Francesco Viviani: a legendary teacher

Written by  Gaetano Tumiati
The imposing figure of a teacher who imparted an extraordinary lesson in moral rectitude to his students.
October 1934. Mussolini, irritated with Hitler, had ordered some divisions to the Brenner Pass to defend the border with Catholic Austria; on the football field Italy had just won its first World Cup; in the Palazzo dei Diamanti, in Ferrara, the exhibition on the Ferrarese Renaissance had just finished.
That same October I and my thirty-three fellow pupils in the first year of high school met Francesco Viviani for the first time. A teacher of Latin and Greek, in the course of a stay of only four years in Ferrara, his culture, severity and reputation as an anti-Fascist, all combined to make him a legendary figure.

He was a powerfully built forty-three years old of imposing stature with a massive head and a wide brow topped by sparse hair. With an athletic stride he stepped up to his desk and it was only after a few seconds that he bade us sit down with a peremptory gesture. In total silence we noted with wonder that he laid three or four newspapers on the desk, including a French daily. He had a deep voice that every so often would become sharper and more tenuous, with a vaguely sarcastic inflection.

When, as we observed later, he didn't think it sufficient to call us "mister" he would add a pompous "Sir". Sometimes, as an aid to irony, he would amuse himself by transforming our names into Latin: Calzolari became Calzolarius, Cavallari, Cavallarius, Galloni, Gallonius, and so on.
«Mr Calzolarius, are you ready to be examined, Sir?» he would ask Franco Calzolari, who was to become a noted barrister in Ferrara: from his place Calzolari would shrink down and try to make himself look smaller.
«Well then, Mr Calzolarius, have you studied the orations of Demosthenes or not?»
Calzolari would make a grimace as if to say: «Well... sort of...so-so...»
A chilling alternative was handed down from on high: «You decide Mr Calzolarius: would you prefer to be examined now or remain in your seat with an E? Because, should you prefer not to be examined, I'll put an E down in the register.» Calzolari, rather than accept certain failure, would try his luck; but it wasn't easy to score more than the E reserved for those who opted for silence.

Often, to make us understand that we should always stay on our toes, he would examine the same student for three or four days running. Once he even went as far as examining one of us for nine days straight: «This way none of you gentlemen will cherish any illusions in future», he commented in the end.
A justification for such exaggerated severity may be found, not so much in the customs of those days, as in the intransigence with which Francesco Viviani kept faith with his ideals and, above all, in his extraordinary professional commitment.

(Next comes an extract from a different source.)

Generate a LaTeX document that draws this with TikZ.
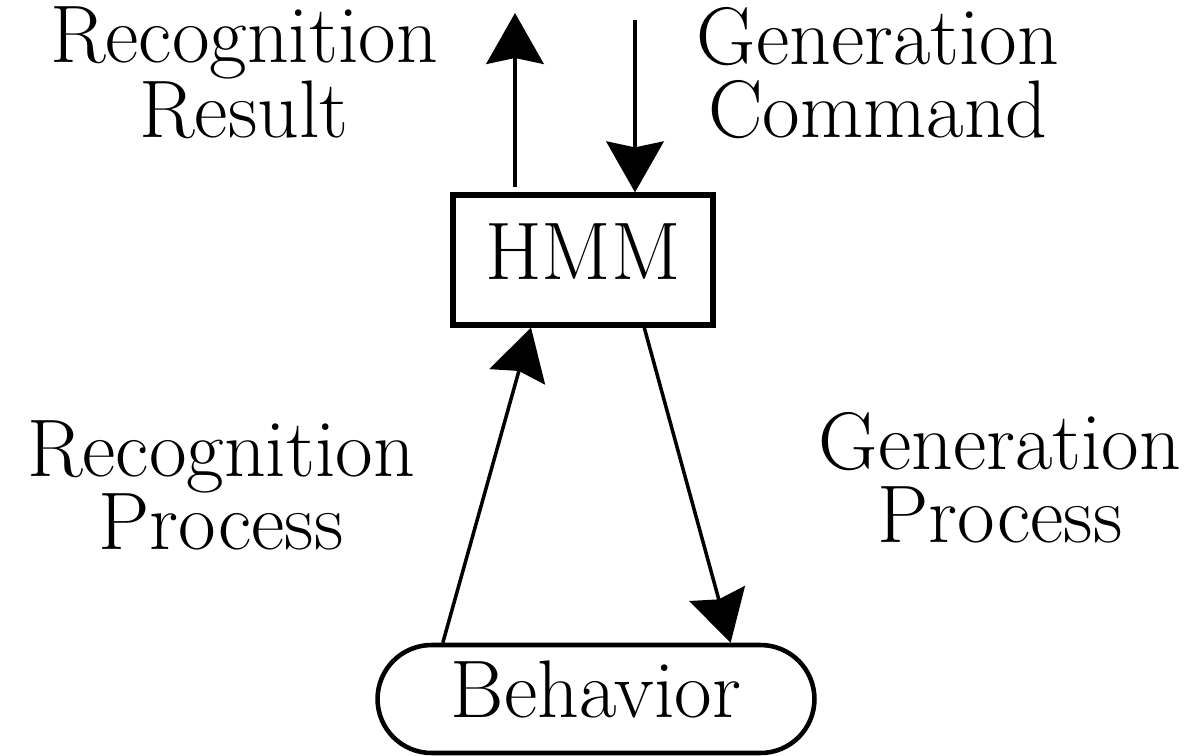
\documentclass[tikz,border=0pt]{standalone}
\usetikzlibrary{arrows.meta,calc}

\begin{document}
\begin{tikzpicture}[x=0.02cm, y=-0.02cm, line width=2pt,
    every node/.style={align=center, font=\fontsize{46.5}{41.5}\selectfont},
    box/.style={draw, line width=3pt, rectangle, minimum width=5.2cm, minimum height=2.6cm, text height=1.1cm, text depth=0.34cm},
    pill/.style={draw, line width=2.6pt, rectangle, rounded corners=1.08cm, minimum width=8.74cm, minimum height=2.16cm, text height=1.1cm, text depth=0.38cm},
    >={Stealth[length=1.02cm, width=1.15cm, inset=0.12cm]}]
        \useasboundingbox (0,0) rectangle (1187,755);
        \node[box] (hmm) at (583,260) {HMM};
        \node[pill] (behavior) at (596,699) {Behavior};
        \node (recres) at (244,73) {Recognition\\Result};
        \node (gencmd) at (878,73) {Generation\\Command};
        \node (recproc) at (221,485) {Recognition\\Process};
        \node (genproc) at (1000,478) {Generation\\Process};
        \coordinate (restop) at (515,13);
        \coordinate (cmdtop) at (635,20);
        
        \draw[->] (hmm.north -| restop) ++(0,-5) -- (restop);
        \draw[->] (cmdtop) -- (cmdtop |- hmm.north);
        \draw[->] ($(behavior.north west)!0.153!(behavior.north east)$) -- ($(hmm.south west)!0.304!(hmm.south east)$);
        \draw[->] ($(hmm.south west)!0.731!(hmm.south east)$) -- ($(behavior.north west)!0.805!(behavior.north east)$);
    \end{tikzpicture}
\end{document}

He would use readings of Demosthenes, Horace, and Tacitus as platforms from which to criticize the dictatorship and to extol liberty. When he read the Annals in Latin, at the point where Tacitus emphasizes the shortcomings and faults of Augustus - Dicebat contra... - he would thump his fist on the desk, his voice would grow louder, begin to thunder, and the glass of the big windows would shake. The same thing would happen with his favourite poet, Horace, especially when he came to the famous Integer vitæ scelerisque purus - he who has led a life of integrity, without stain, is afraid of nothing and no one - si fractus dilabatur orbis, impavidum ferient ruinæ - even if the world were shattered to smithereens, he would stand fearless amid the ruins.
How our teacher would light up at these words! He seemed ready, if not to face the collapse of the entire world, at least that of the ex-convent in which our school stood. He wanted us not only to love the Latin and Greek poets, but all of the classical world, which was to serve as a source from which we could draw an understanding of the great concepts of liberty, justice and homeland. But our class was not to continue enjoying his presence throughout high school. At the end of the second year, the victim of one of the many measures taken by the Ministry in a bid to subdue his opposition, he was transferred from Ferrara to Sciacca, in Sicily. We never heard any more of him.

Only after the end of hostilities were we informed of his political activity: a leader in the clandestine Partito d'Azione, the chairman of the Verona branch of the Comitato di Liberazione Nazionale, he was arrested on the 2nd of July 1944 and thereafter sent to Buchenwald, where he died just before the camp was liberated. The last picture of him, taken in the camp, shows a species of skeleton dressed in a striped smock, exhausted, leaning with eyes closed against the shoulders of another prisoner.

Many have paid tribute to his memory, but we, his pupils, could hardly do better than borrow the words that Giorgio Bassani wrote him when he learned of his forced transfer to Sicily: ''In this distressing moment, I am glad to recall these fine qualities of yours, all the more so because it was above all those same qualities that made me a man, in the fullness of a spirit open to all beauties, open to all that is noble; a man, in the boundless love that leads to freedom and justice".